» **Data segment**
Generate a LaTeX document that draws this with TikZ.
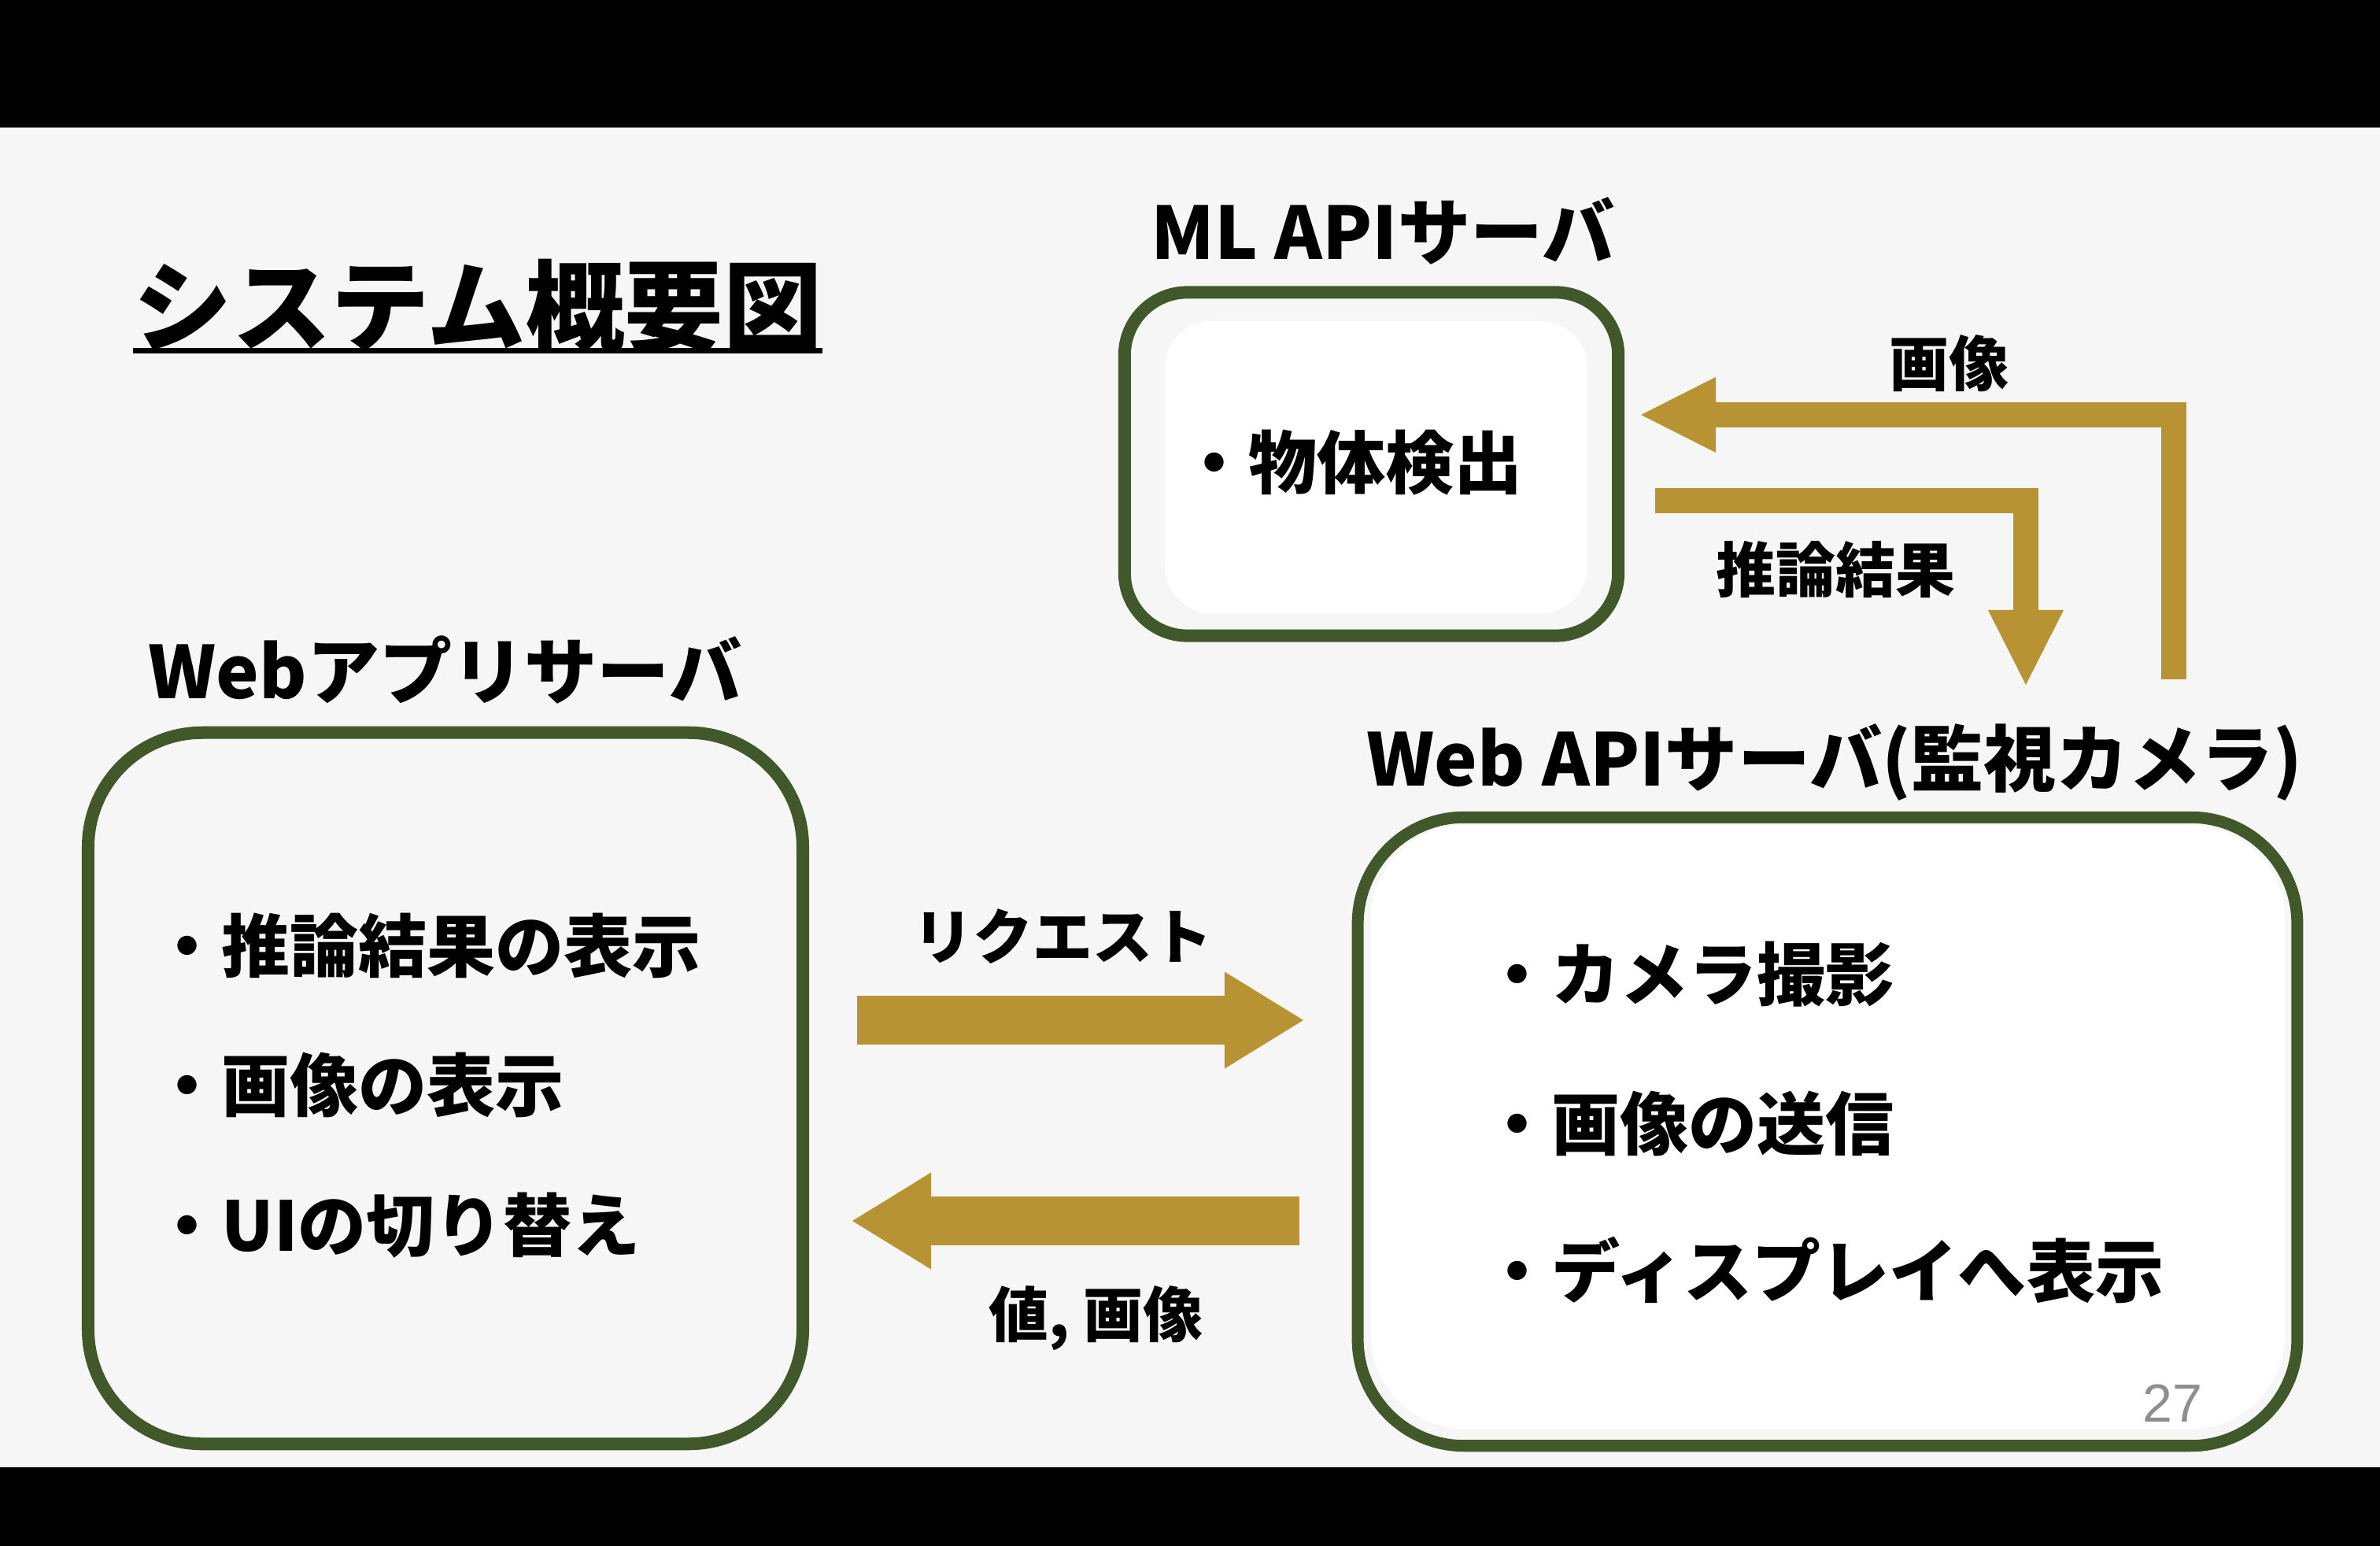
\documentclass[tikz,border=0pt]{standalone}
\usepackage{fontspec}
\newfontfamily\jpfont{Noto Sans CJK JP}
\newfontfamily\numfont{Liberation Sans}
\usetikzlibrary{arrows.meta}
\definecolor{bgcol}{HTML}{F6F6F6}
\definecolor{boxgreen}{RGB}{65,88,43}
\definecolor{gold}{RGB}{184,147,52}
\definecolor{pagegray}{HTML}{8E8E8E}
\tikzset{
  ttl/.style={font=\jpfont\bfseries\fontsize{35.7}{40}\selectfont, anchor=base west, inner sep=0},
  head/.style={font=\jpfont\bfseries\fontsize{26.2}{30}\selectfont, anchor=base west, inner sep=0},
  item/.style={font=\jpfont\bfseries\fontsize{24.75}{28}\selectfont, anchor=base west, inner sep=0},
  lbl/.style={font=\jpfont\bfseries\fontsize{21.6}{25}\selectfont, anchor=base west, inner sep=0},
  srvbox/.style={draw=boxgreen, fill=bgcol, inner sep=0},
  innerbox/.style={fill=white, inner sep=0},
  flow/.style={draw=gold, line width=0.62cm, -{Triangle[width=1.23cm, length=1.0cm, line width=0pt]}},
  slimflow/.style={draw=gold, line width=0.32cm, -{Triangle[width=0.96cm, length=0.95cm, line width=0pt]}}
}
\begin{document}
\begin{tikzpicture}[x=0.01cm, y=-0.01cm]
        \useasboundingbox (0,0) rectangle (3024,1964);
        % 背景
        \fill[black] (0,0) rectangle (3024,1964);
        \fill[bgcol] (0,162) rectangle (3024,1864);
        % タイトル
        \node[ttl] (title) at (169,436) {システム概要図};
        \draw[line width=0.07cm] ([yshift=-0.095cm]title.base west) -- ([yshift=-0.095cm]title.base east);
        % 箱
        \node[srvbox, line width=0.16cm, rounded corners=1.45cm, minimum width=9.075cm, minimum height=9.03cm] (webapp) at (566,1382.5) {};
        \node[srvbox, line width=0.16cm, rounded corners=0.8cm, minimum width=6.27cm, minimum height=4.36cm] (mlapi) at (1742.5,589.5) {};
        \node[innerbox, rounded corners=0.6cm, minimum width=5.37cm, minimum height=3.71cm] (mlin) at (1748.5,593.5) {};
        \node[srvbox, line width=0.15cm, rounded corners=1.35cm, minimum width=11.93cm, minimum height=7.98cm] (webapi) at (2322,1437.5) {};
        \node[innerbox, rounded corners=1.2cm, minimum width=11.61cm, minimum height=7.67cm] (webin) at (2322.5,1431.5) {};
        % 見出し
        \node[head] (mlhead) at (1462,330) {ML APIサーバ};
        \node[head] (apphead) at (188,887) {Webアプリサーバ};
        \node[head] (apihead) at (1736,998) {Web APIサーバ(監視カメラ)};
        % 項目
        \node[item] (ml1) at (1499,620) {・物体検出};
        \node[item] (app1) at (194,1234) {・推論結果の表示};
        \node[item] (app2) at (194,1411) {・画像の表示};
        \node[item] (app3) at (194,1589) {・UIの切り替え};
        \node[item] (api1) at (1884,1270) {・カメラ撮影};
        \node[item] (api2) at (1884,1460) {・画像の送信};
        \node[item] (api3) at (1884,1647) {・ディスプレイへ表示};
        % 矢印
        \coordinate (reqs) at (1089,1296);
        \coordinate (reqe) at (1656,1296);
        \coordinate (ress) at (1651,1551);
        \coordinate (rese) at (1083,1551);
        \coordinate (imgs) at (2762,863);
        \coordinate (imge) at (2085,527);
        \coordinate (infs) at (2103,636);
        \coordinate (infe) at (2574,870);
        \draw[flow] (reqs) -- (reqe);
        \draw[flow] (ress) -- (rese);
        \draw[slimflow] (imgs) |- (imge);
        \draw[slimflow] (infs) -| (infe);
        % ラベル
        \node[lbl] (imglbl) at (2400,491) {画像};
        \node[lbl] (inflbl) at (2180,752) {推論結果};
        \node[lbl] (reqlbl) at (1160,1218) {リクエスト};
        \node[lbl] (reslbl) at (1256,1698) {値, 画像};
        % ページ番号
        \node[anchor=base west, inner sep=0, text=pagegray, font=\numfont\fontsize{19.4}{22}\selectfont] (pageno) at (2722,1806) {27};
      \end{tikzpicture}
\end{document}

» **Prompt**
Quote the material in full and exactly; do not carry over its pictures.

» **Response to the exercise**
Generate a LaTeX document that draws this with TikZ.
\documentclass[tikz,border=0pt]{standalone}
\usepackage{fontspec}
\newfontfamily\jpfont{Noto Sans CJK JP}
\newfontfamily\numfont{Liberation Sans}
\usetikzlibrary{arrows.meta}
\definecolor{bgcol}{HTML}{F6F6F6}
\definecolor{boxgreen}{RGB}{65,88,43}
\definecolor{gold}{RGB}{184,147,52}
\definecolor{pagegray}{HTML}{8E8E8E}
\tikzset{
  ttl/.style={font=\jpfont\bfseries\fontsize{35.7}{40}\selectfont, anchor=base west, inner sep=0},
  head/.style={font=\jpfont\bfseries\fontsize{26.2}{30}\selectfont, anchor=base west, inner sep=0},
  item/.style={font=\jpfont\bfseries\fontsize{24.75}{28}\selectfont, anchor=base west, inner sep=0},
  lbl/.style={font=\jpfont\bfseries\fontsize{21.6}{25}\selectfont, anchor=base west, inner sep=0},
  srvbox/.style={draw=boxgreen, fill=bgcol, inner sep=0},
  innerbox/.style={fill=white, inner sep=0},
  flow/.style={draw=gold, line width=0.62cm, -{Triangle[width=1.23cm, length=1.0cm, line width=0pt]}},
  slimflow/.style={draw=gold, line width=0.32cm, -{Triangle[width=0.96cm, length=0.95cm, line width=0pt]}}
}
\begin{document}
\begin{tikzpicture}[x=0.01cm, y=-0.01cm]
        \useasboundingbox (0,0) rectangle (3024,1964);
        % 背景
        \fill[black] (0,0) rectangle (3024,1964);
        \fill[bgcol] (0,162) rectangle (3024,1864);
        % タイトル
        \node[ttl] (title) at (169,436) {システム概要図};
        \draw[line width=0.07cm] ([yshift=-0.095cm]title.base west) -- ([yshift=-0.095cm]title.base east);
        % 箱
        \node[srvbox, line width=0.16cm, rounded corners=1.45cm, minimum width=9.075cm, minimum height=9.03cm] (webapp) at (566,1382.5) {};
        \node[srvbox, line width=0.16cm, rounded corners=0.8cm, minimum width=6.27cm, minimum height=4.36cm] (mlapi) at (1742.5,589.5) {};
        \node[innerbox, rounded corners=0.6cm, minimum width=5.37cm, minimum height=3.71cm] (mlin) at (1748.5,593.5) {};
        \node[srvbox, line width=0.15cm, rounded corners=1.35cm, minimum width=11.93cm, minimum height=7.98cm] (webapi) at (2322,1437.5) {};
        \node[innerbox, rounded corners=1.2cm, minimum width=11.61cm, minimum height=7.67cm] (webin) at (2322.5,1431.5) {};
        % 見出し
        \node[head] (mlhead) at (1462,330) {ML APIサーバ};
        \node[head] (apphead) at (188,887) {Webアプリサーバ};
        \node[head] (apihead) at (1736,998) {Web APIサーバ(監視カメラ)};
        % 項目
        \node[item] (ml1) at (1499,620) {・物体検出};
        \node[item] (app1) at (194,1234) {・推論結果の表示};
        \node[item] (app2) at (194,1411) {・画像の表示};
        \node[item] (app3) at (194,1589) {・UIの切り替え};
        \node[item] (api1) at (1884,1270) {・カメラ撮影};
        \node[item] (api2) at (1884,1460) {・画像の送信};
        \node[item] (api3) at (1884,1647) {・ディスプレイへ表示};
        % 矢印
        \coordinate (reqs) at (1089,1296);
        \coordinate (reqe) at (1656,1296);
        \coordinate (ress) at (1651,1551);
        \coordinate (rese) at (1083,1551);
        \coordinate (imgs) at (2762,863);
        \coordinate (imge) at (2085,527);
        \coordinate (infs) at (2103,636);
        \coordinate (infe) at (2574,870);
        \draw[flow] (reqs) -- (reqe);
        \draw[flow] (ress) -- (rese);
        \draw[slimflow] (imgs) |- (imge);
        \draw[slimflow] (infs) -| (infe);
        % ラベル
        \node[lbl] (imglbl) at (2400,491) {画像};
        \node[lbl] (inflbl) at (2180,752) {推論結果};
        \node[lbl] (reqlbl) at (1160,1218) {リクエスト};
        \node[lbl] (reslbl) at (1256,1698) {値, 画像};
        % ページ番号
        \node[anchor=base west, inner sep=0, text=pagegray, font=\numfont\fontsize{19.4}{22}\selectfont] (pageno) at (2722,1806) {27};
      \end{tikzpicture}
\end{document}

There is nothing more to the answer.